We all hiked together as a group and got in position for their ceremony! Their officiant led the ceremony, they said their vows and became husband and wife with all of their favorite people there to witness it all.

After ceremony we took family as well as wedding party photos then everyone else left to head back to the Airbnb while Lauren, Kailen and myself stuck around for some couples portraits and watching sunset from the top of Enchanted Rock.

Here’s what their timeline looked like with one ceremony;

12:30pm Coverage Starts

12:30 – 1:00 Detail photos
1:00 – 1:30 Kailen Getting Ready with groomsmen

1:30 – 2:00 Lauren gets into dress

2:00 First look

2:30 – 3:00 Drive to Enchanted Rock

3:00 – 3:30 Meet up with officiant, guests and family in the parking lot

3:30 – 4:00 Hike as a group to the ceremony location

4:00 – 4:15 Ceremony

4:15 – 4:45 Group Photos

4:45 – 5:30 Lauren and Kailen couples photos and hiking around Enchanted Rock
5:30 – 6:00 Watch sunset from the top of Enchanted Rock

6:00 – 6:20 Hike back down. There should still be some twilight but we may need headlamps!
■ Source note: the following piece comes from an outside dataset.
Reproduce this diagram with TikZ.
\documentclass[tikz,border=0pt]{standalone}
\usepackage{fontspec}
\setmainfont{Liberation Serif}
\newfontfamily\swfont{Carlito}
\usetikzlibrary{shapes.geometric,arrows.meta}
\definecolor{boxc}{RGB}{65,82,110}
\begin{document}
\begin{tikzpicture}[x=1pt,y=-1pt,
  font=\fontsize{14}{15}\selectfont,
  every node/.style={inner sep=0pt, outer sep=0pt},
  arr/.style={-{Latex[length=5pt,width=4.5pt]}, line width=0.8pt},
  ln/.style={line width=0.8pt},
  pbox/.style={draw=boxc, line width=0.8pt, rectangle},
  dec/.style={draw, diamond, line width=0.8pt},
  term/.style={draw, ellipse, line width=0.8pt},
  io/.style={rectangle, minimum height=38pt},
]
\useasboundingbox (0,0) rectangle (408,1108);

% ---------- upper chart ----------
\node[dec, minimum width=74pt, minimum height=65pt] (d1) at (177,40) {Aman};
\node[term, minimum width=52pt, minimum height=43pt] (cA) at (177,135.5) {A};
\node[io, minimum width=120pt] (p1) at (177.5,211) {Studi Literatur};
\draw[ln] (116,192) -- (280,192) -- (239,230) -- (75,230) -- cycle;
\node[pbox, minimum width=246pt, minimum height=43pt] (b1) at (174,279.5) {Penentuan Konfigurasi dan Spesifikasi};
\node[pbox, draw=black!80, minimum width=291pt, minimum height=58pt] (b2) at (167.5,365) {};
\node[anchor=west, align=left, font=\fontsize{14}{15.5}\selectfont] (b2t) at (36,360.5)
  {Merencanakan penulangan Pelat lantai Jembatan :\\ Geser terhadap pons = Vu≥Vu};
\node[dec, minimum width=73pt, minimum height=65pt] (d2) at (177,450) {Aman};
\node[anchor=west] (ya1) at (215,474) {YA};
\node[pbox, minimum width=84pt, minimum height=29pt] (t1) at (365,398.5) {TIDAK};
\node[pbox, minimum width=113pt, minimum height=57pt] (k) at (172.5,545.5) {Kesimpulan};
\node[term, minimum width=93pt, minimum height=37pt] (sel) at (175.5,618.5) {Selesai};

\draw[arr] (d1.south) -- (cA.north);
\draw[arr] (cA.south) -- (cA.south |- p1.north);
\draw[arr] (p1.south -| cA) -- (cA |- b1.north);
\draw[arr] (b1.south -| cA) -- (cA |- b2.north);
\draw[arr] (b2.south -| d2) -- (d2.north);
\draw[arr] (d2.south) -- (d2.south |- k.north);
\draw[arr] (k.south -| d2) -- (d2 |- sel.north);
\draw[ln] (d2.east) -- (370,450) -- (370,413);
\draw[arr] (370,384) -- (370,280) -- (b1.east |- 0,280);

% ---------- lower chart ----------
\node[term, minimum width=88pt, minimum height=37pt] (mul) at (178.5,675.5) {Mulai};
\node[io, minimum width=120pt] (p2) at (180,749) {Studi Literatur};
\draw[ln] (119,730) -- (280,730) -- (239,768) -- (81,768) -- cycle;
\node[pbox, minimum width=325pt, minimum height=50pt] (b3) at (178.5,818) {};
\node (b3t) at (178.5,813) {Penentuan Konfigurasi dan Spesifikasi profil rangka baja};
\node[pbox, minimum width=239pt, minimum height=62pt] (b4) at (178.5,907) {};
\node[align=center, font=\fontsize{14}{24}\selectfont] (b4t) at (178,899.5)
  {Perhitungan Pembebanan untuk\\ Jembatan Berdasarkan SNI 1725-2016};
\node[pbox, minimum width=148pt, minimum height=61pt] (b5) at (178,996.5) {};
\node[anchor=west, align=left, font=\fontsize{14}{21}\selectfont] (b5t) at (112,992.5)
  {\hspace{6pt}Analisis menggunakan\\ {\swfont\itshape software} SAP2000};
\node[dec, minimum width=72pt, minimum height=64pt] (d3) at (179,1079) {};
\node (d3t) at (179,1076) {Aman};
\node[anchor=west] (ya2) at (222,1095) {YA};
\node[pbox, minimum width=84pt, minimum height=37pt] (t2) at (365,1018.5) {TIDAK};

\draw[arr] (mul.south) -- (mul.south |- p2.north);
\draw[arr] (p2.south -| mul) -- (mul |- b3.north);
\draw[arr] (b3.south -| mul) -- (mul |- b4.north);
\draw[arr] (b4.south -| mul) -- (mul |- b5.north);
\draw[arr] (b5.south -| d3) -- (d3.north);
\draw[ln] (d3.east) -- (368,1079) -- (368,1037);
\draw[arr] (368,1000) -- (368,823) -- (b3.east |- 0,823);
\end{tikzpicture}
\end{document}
6:20 – 6:50 Drive back to Airbnb

7:00 – 8:00 Dinner, cake and toasts!

8:00 Coverage Ends

For more timeline tips and examples, you can head on over to my Elopement Timeline Blog!

At the end of the day, this is YOUR elopement day and you should plan it to be the best day ever for the two of you. If choosing to elope with family and friends will only improve the day then by all means bring them along! But if inviting people to your elopement day will cause stress and anxiety then don’t be afraid to stick to your guns and elope just the two of you.